The on-chain activity for stablecoins has increased 800% in the last 12 months according to market intelligence firm TokenAnalyst.
This growth is not surprising considering the overall growth of the stablecoin niche. The combined market cap for all stablecoins ranks third in size behind Bitcoin (BTC) and Ether (ETH) and ahead of XRP (XRP).
Over the past year, $290 billion of stablecoins were moved on-chain — in March alone $50.9 billion in value was transferred versus $6.2 billion in April 2019.
Dai is most DeFi
Despite the growth of the DeFi industry, more than half of the on-chain activity involves centralized exchanges. In fact, exchange-related activity outranks DeFi five to one.
Of the three stablecoins analyzed Tether (USDT), USDC (USDC) and Dai (Dai), the latter is by far the most “decentralized” with 88% of its on-chain activity qualifying as DeFi. This is because Dai itself is built on a DeFi protocol. On the other hand, 62% of Tether’s activity involves centralized exchanges.

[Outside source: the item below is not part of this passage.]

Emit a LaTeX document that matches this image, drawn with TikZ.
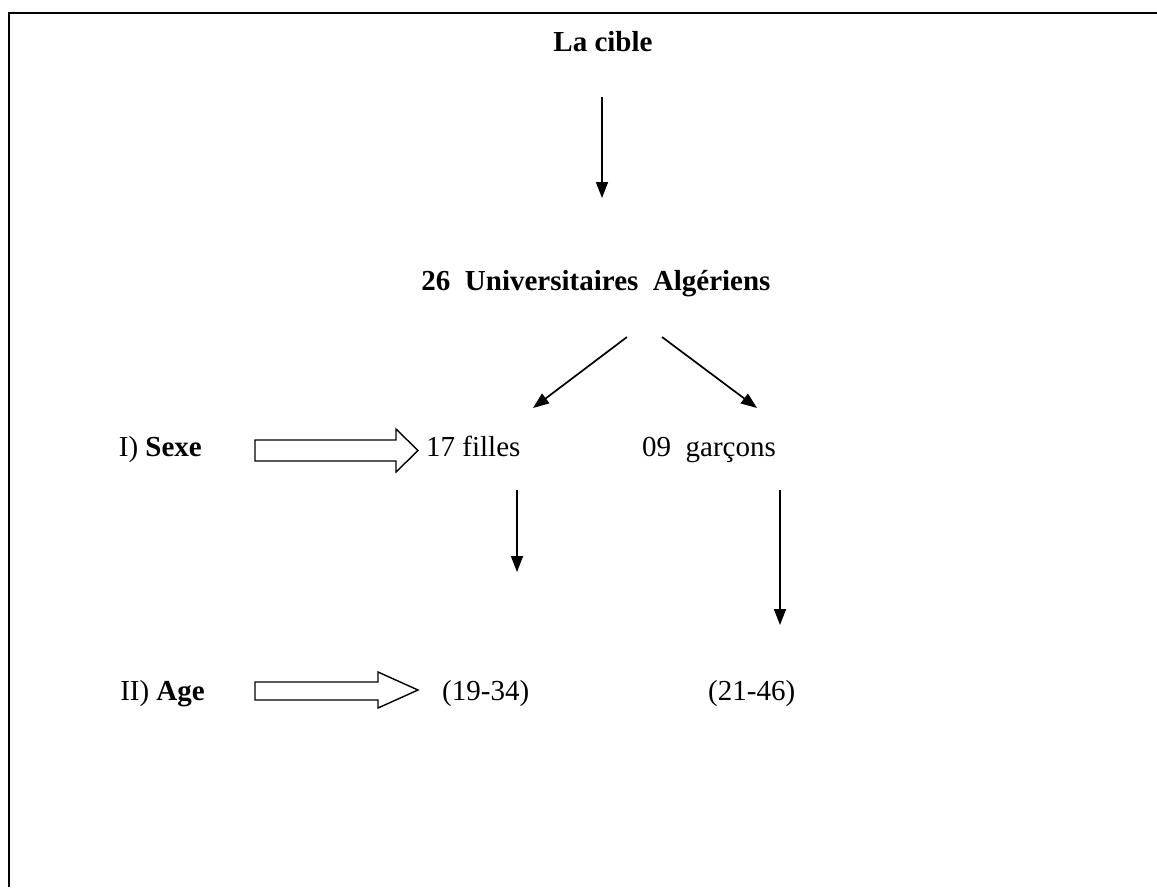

The availability of a variety of stablecoins is useful for crypto investors as it provides a “parking” mechanism to shield their wealth from market volatility. Cashing out is an alternative strategy, but with stablecoins, the investor does not need to exit and re-enter the crypto world which can be inconvenient and incur additional costs.
With both the Dai stablecoin and the DeFi space, lately, exhibiting fragility, some degree of centralization may not prove to be such a bad thing after all.